これちょっと語りすぎてやしないだろうか。私今最高に気持ち悪い感じになってる気がする。



・・・気を取り直して、あとは、笑顔ほどではなかったのだが、今まであれだけ「ミタさんも幸せになってYO!」と言い続け、一緒にいることにこだわり続けてきた子供達が、うららとの一件で別れを比較的素直に受け入れたというのもしっくり来なかった。

あれだけ色々あってミタに対する理解を徐々に深めてきたにもかかわらず、ミタの態度が豹変したことの裏を一切考えなかった子供達の態度が最初の頃と被り、危うくループものの可能性を考慮するところだったぐらいである。
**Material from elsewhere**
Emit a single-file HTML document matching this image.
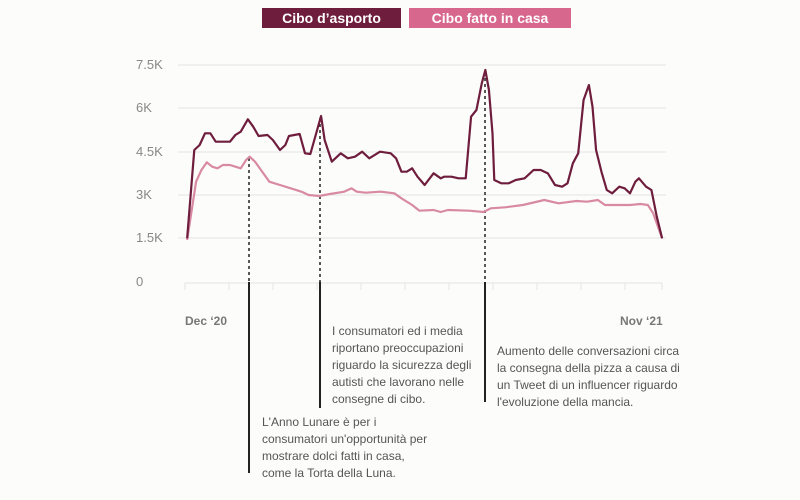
<!DOCTYPE html>
<html><head><meta charset="utf-8"><style>
body{margin:0;background:#fff;}
.w{position:relative;width:800px;height:500px;overflow:hidden;background:#fcfcfb;font-family:"Liberation Sans",sans-serif;}
.lg{position:absolute;top:8px;height:20px;color:#fff;font-weight:bold;font-size:14px;line-height:20px;text-align:center;}
.yl{position:absolute;left:136px;font-size:13px;color:#888;width:40px;}
.t{position:absolute;font-size:12px;line-height:17px;color:#555;}
.x{position:absolute;font-size:12px;font-weight:bold;color:#777;top:314px;}
</style></head><body><div class="w">
<div class="lg" style="left:262px;width:139px;background:#6e1d3d">Cibo d’asporto</div>
<div class="lg" style="left:409px;width:162px;background:#d7678c">Cibo fatto in casa</div>
<div class="yl" style="top:57px">7.5K</div>
<div class="yl" style="top:100px">6K</div>
<div class="yl" style="top:144px">4.5K</div>
<div class="yl" style="top:187px">3K</div>
<div class="yl" style="top:230px">1.5K</div>
<div class="yl" style="top:274px">0</div>
<svg width="800" height="500" style="position:absolute;left:0;top:0">
<g stroke="#e4e4e4" stroke-width="1">
<line x1="178" y1="65" x2="666" y2="65"/><line x1="178" y1="108" x2="666" y2="108"/>
<line x1="178" y1="152" x2="666" y2="152"/><line x1="178" y1="195" x2="666" y2="195"/>
<line x1="178" y1="238" x2="666" y2="238"/><line x1="185" y1="283" x2="662" y2="283"/>
<line x1="185" y1="283" x2="185" y2="290"/><line x1="229" y1="283" x2="229" y2="290"/><line x1="273" y1="283" x2="273" y2="290"/><line x1="317" y1="283" x2="317" y2="290"/><line x1="361" y1="283" x2="361" y2="290"/><line x1="405" y1="283" x2="405" y2="290"/><line x1="449" y1="283" x2="449" y2="290"/><line x1="493" y1="283" x2="493" y2="290"/><line x1="537" y1="283" x2="537" y2="290"/><line x1="581" y1="283" x2="581" y2="290"/><line x1="625" y1="283" x2="625" y2="290"/><line x1="662" y1="283" x2="662" y2="290"/>
</g>
<g stroke="#222" stroke-width="1.5" stroke-dasharray="3,3">
<line x1="249" y1="158" x2="249" y2="282"/><line x1="320" y1="118" x2="320" y2="282"/><line x1="485" y1="72" x2="485" y2="282"/>
</g>
<g stroke="#222" stroke-width="2">
<line x1="249" y1="282" x2="249" y2="473"/><line x1="320" y1="282" x2="320" y2="408"/><line x1="485" y1="282" x2="485" y2="402"/>
</g>
<g transform="translate(130,0) scale(0.35714,0.33333)" fill="none" stroke-linejoin="round">
<polyline vector-effect="non-scaling-stroke" stroke="#d98aa3" stroke-width="2.2" points="160,720 185,545 200,510 215,487 230,500 245,505 260,495 280,495 295,500 310,505 325,480 335,470 350,485 370,515 390,545 420,555 450,565 480,575 500,585 530,588 560,582 600,575 620,565 635,575 660,578 700,575 740,580 760,595 790,615 810,632 850,630 870,636 890,630 950,632 990,636 1010,625 1050,622 1100,615 1160,600 1200,610 1250,603 1280,605 1310,600 1330,615 1360,615 1400,615 1430,612 1450,615 1465,640 1490,715"/>
<polyline vector-effect="non-scaling-stroke" stroke="#6e1d3d" stroke-width="2.2" points="160,715 180,450 195,435 210,400 225,400 240,425 280,425 295,405 310,395 330,358 345,380 360,408 385,405 400,420 420,450 435,435 445,408 475,402 490,460 505,462 520,405 535,348 545,420 565,485 590,460 610,475 630,470 650,455 670,475 700,455 730,460 745,475 760,515 775,515 790,505 805,530 825,555 850,520 870,535 880,530 900,530 920,535 940,535 955,350 970,330 985,250 995,210 1005,270 1015,400 1020,540 1040,550 1060,550 1080,540 1105,535 1130,510 1150,510 1170,520 1190,555 1210,560 1225,550 1240,490 1255,460 1270,300 1285,255 1295,320 1305,450 1320,515 1335,570 1350,580 1370,560 1385,565 1400,580 1415,545 1425,535 1445,560 1460,570 1475,650 1490,715"/>
</g>
</svg>
<div class="x" style="left:185px">Dec ‘20</div>
<div class="x" style="left:620px">Nov ‘21</div>
<div class="t" style="left:332px;top:323px">I consumatori ed i media<br>riportano preoccupazioni<br>riguardo la sicurezza degli<br>autisti che lavorano nelle<br>consegne di cibo.</div>
<div class="t" style="left:497px;top:343px">Aumento delle conversazioni circa<br>la consegna della pizza a causa di<br>un Tweet di un influencer riguardo<br>l'evoluzione della mancia.</div>
<div class="t" style="left:262px;top:414px">L'Anno Lunare è per i<br>consumatori un'opportunità per<br>mostrare dolci fatti in casa,<br>come la Torta della Luna.</div>
</div></body></html>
最終回に色々なものを詰め込みたいのは分かるが、せっかく拡大してお送りしたのだから、もう少し子供達がミタとの別れを受け入れる描写を丁寧に描いた方が良かったのではないだろうか。



とまあ今回もグチグチと重箱の隅をつついてしまったが、視聴率にも現れているように基本的には面白い作品だったと思う。

最終回もミタが笑った瞬間のカタルシスと、松嶋菜々子は無表情だと綺麗だが笑うと可愛いということが分かっただけでも満足したし。満足するポイントがおかしい気もするけど。

とにかく、あの先が読めず続きが気になる感じは、ドラマを見ていて久しぶりに味わった感覚だったので、未見で興味が沸いた方は私のように試しに1話だけでも見てみてはいかがだろうか。